• _Directions_: All of the material should be reproduced exactly, with pictures left out.

• _Recorded data_:
╔══
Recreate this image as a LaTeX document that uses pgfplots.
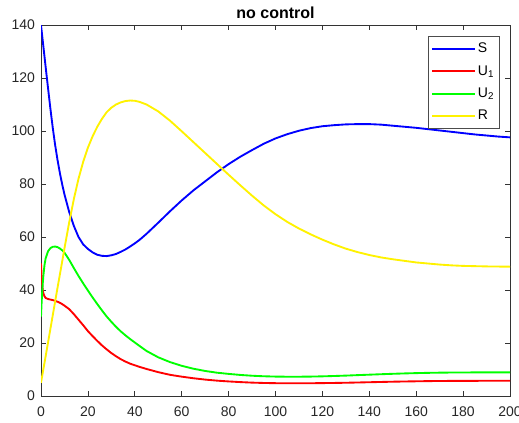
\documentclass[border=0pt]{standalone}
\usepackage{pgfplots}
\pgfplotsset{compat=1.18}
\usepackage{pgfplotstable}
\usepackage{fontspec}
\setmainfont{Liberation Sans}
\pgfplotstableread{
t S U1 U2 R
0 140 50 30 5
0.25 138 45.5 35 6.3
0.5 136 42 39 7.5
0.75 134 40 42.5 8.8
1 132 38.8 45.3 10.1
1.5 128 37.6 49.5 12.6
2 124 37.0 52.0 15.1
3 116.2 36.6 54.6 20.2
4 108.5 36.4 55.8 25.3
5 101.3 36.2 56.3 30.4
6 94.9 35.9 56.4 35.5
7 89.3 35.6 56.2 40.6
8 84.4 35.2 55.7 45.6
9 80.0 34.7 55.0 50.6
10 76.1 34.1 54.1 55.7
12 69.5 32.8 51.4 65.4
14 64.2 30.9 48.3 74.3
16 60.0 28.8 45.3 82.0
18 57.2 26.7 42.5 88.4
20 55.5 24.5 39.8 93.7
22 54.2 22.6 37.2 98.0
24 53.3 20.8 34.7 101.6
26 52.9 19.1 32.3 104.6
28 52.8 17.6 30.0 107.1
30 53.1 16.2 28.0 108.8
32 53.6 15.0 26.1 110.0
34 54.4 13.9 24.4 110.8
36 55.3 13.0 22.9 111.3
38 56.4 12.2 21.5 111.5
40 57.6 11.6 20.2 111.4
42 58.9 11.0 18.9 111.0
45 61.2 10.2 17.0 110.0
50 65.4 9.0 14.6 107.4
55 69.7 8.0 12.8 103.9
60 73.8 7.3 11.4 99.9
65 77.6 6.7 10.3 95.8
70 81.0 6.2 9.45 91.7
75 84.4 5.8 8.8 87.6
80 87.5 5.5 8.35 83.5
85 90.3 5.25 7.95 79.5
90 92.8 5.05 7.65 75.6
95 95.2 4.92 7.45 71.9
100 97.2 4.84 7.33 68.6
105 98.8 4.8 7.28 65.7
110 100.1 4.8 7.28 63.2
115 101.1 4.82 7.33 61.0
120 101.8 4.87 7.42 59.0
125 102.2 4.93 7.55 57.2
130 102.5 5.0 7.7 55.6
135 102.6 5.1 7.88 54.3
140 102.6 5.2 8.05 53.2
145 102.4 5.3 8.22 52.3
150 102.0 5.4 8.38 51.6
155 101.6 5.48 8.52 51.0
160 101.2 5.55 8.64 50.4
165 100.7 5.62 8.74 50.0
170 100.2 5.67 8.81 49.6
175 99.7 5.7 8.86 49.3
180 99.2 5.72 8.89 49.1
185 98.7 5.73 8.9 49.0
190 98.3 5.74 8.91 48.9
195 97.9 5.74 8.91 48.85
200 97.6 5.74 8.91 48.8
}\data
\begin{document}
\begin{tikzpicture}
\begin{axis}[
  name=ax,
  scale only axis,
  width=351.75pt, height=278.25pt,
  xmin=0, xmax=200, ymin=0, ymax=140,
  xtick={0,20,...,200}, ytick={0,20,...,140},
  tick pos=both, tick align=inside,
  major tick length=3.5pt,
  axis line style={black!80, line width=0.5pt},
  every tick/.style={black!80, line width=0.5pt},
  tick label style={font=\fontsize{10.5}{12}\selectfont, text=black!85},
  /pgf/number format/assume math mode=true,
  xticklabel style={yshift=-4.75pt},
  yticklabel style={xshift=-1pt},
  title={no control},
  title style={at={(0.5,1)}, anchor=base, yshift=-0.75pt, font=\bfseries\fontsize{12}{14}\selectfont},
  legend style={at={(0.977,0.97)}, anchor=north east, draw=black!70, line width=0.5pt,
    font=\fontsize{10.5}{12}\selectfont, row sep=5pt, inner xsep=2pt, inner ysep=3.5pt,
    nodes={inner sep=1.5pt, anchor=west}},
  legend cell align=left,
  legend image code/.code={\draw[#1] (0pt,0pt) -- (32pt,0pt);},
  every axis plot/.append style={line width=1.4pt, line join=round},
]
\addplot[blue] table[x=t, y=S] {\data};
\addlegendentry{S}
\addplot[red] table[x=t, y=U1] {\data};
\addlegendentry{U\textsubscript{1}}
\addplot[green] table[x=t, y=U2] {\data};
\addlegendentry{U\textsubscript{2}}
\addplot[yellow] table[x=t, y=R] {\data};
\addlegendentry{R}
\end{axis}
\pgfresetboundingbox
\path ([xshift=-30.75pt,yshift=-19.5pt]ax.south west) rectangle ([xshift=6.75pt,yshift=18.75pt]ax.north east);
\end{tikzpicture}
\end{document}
╚══
• _Answer_:
Recreate this image as a LaTeX document that uses pgfplots.
\documentclass[border=0pt]{standalone}
\usepackage{pgfplots}
\pgfplotsset{compat=1.18}
\usepackage{pgfplotstable}
\usepackage{fontspec}
\setmainfont{Liberation Sans}
\pgfplotstableread{
t S U1 U2 R
0 140 50 30 5
0.25 138 45.5 35 6.3
0.5 136 42 39 7.5
0.75 134 40 42.5 8.8
1 132 38.8 45.3 10.1
1.5 128 37.6 49.5 12.6
2 124 37.0 52.0 15.1
3 116.2 36.6 54.6 20.2
4 108.5 36.4 55.8 25.3
5 101.3 36.2 56.3 30.4
6 94.9 35.9 56.4 35.5
7 89.3 35.6 56.2 40.6
8 84.4 35.2 55.7 45.6
9 80.0 34.7 55.0 50.6
10 76.1 34.1 54.1 55.7
12 69.5 32.8 51.4 65.4
14 64.2 30.9 48.3 74.3
16 60.0 28.8 45.3 82.0
18 57.2 26.7 42.5 88.4
20 55.5 24.5 39.8 93.7
22 54.2 22.6 37.2 98.0
24 53.3 20.8 34.7 101.6
26 52.9 19.1 32.3 104.6
28 52.8 17.6 30.0 107.1
30 53.1 16.2 28.0 108.8
32 53.6 15.0 26.1 110.0
34 54.4 13.9 24.4 110.8
36 55.3 13.0 22.9 111.3
38 56.4 12.2 21.5 111.5
40 57.6 11.6 20.2 111.4
42 58.9 11.0 18.9 111.0
45 61.2 10.2 17.0 110.0
50 65.4 9.0 14.6 107.4
55 69.7 8.0 12.8 103.9
60 73.8 7.3 11.4 99.9
65 77.6 6.7 10.3 95.8
70 81.0 6.2 9.45 91.7
75 84.4 5.8 8.8 87.6
80 87.5 5.5 8.35 83.5
85 90.3 5.25 7.95 79.5
90 92.8 5.05 7.65 75.6
95 95.2 4.92 7.45 71.9
100 97.2 4.84 7.33 68.6
105 98.8 4.8 7.28 65.7
110 100.1 4.8 7.28 63.2
115 101.1 4.82 7.33 61.0
120 101.8 4.87 7.42 59.0
125 102.2 4.93 7.55 57.2
130 102.5 5.0 7.7 55.6
135 102.6 5.1 7.88 54.3
140 102.6 5.2 8.05 53.2
145 102.4 5.3 8.22 52.3
150 102.0 5.4 8.38 51.6
155 101.6 5.48 8.52 51.0
160 101.2 5.55 8.64 50.4
165 100.7 5.62 8.74 50.0
170 100.2 5.67 8.81 49.6
175 99.7 5.7 8.86 49.3
180 99.2 5.72 8.89 49.1
185 98.7 5.73 8.9 49.0
190 98.3 5.74 8.91 48.9
195 97.9 5.74 8.91 48.85
200 97.6 5.74 8.91 48.8
}\data
\begin{document}
\begin{tikzpicture}
\begin{axis}[
  name=ax,
  scale only axis,
  width=351.75pt, height=278.25pt,
  xmin=0, xmax=200, ymin=0, ymax=140,
  xtick={0,20,...,200}, ytick={0,20,...,140},
  tick pos=both, tick align=inside,
  major tick length=3.5pt,
  axis line style={black!80, line width=0.5pt},
  every tick/.style={black!80, line width=0.5pt},
  tick label style={font=\fontsize{10.5}{12}\selectfont, text=black!85},
  /pgf/number format/assume math mode=true,
  xticklabel style={yshift=-4.75pt},
  yticklabel style={xshift=-1pt},
  title={no control},
  title style={at={(0.5,1)}, anchor=base, yshift=-0.75pt, font=\bfseries\fontsize{12}{14}\selectfont},
  legend style={at={(0.977,0.97)}, anchor=north east, draw=black!70, line width=0.5pt,
    font=\fontsize{10.5}{12}\selectfont, row sep=5pt, inner xsep=2pt, inner ysep=3.5pt,
    nodes={inner sep=1.5pt, anchor=west}},
  legend cell align=left,
  legend image code/.code={\draw[#1] (0pt,0pt) -- (32pt,0pt);},
  every axis plot/.append style={line width=1.4pt, line join=round},
]
\addplot[blue] table[x=t, y=S] {\data};
\addlegendentry{S}
\addplot[red] table[x=t, y=U1] {\data};
\addlegendentry{U\textsubscript{1}}
\addplot[green] table[x=t, y=U2] {\data};
\addlegendentry{U\textsubscript{2}}
\addplot[yellow] table[x=t, y=R] {\data};
\addlegendentry{R}
\end{axis}
\pgfresetboundingbox
\path ([xshift=-30.75pt,yshift=-19.5pt]ax.south west) rectangle ([xshift=6.75pt,yshift=18.75pt]ax.north east);
\end{tikzpicture}
\end{document}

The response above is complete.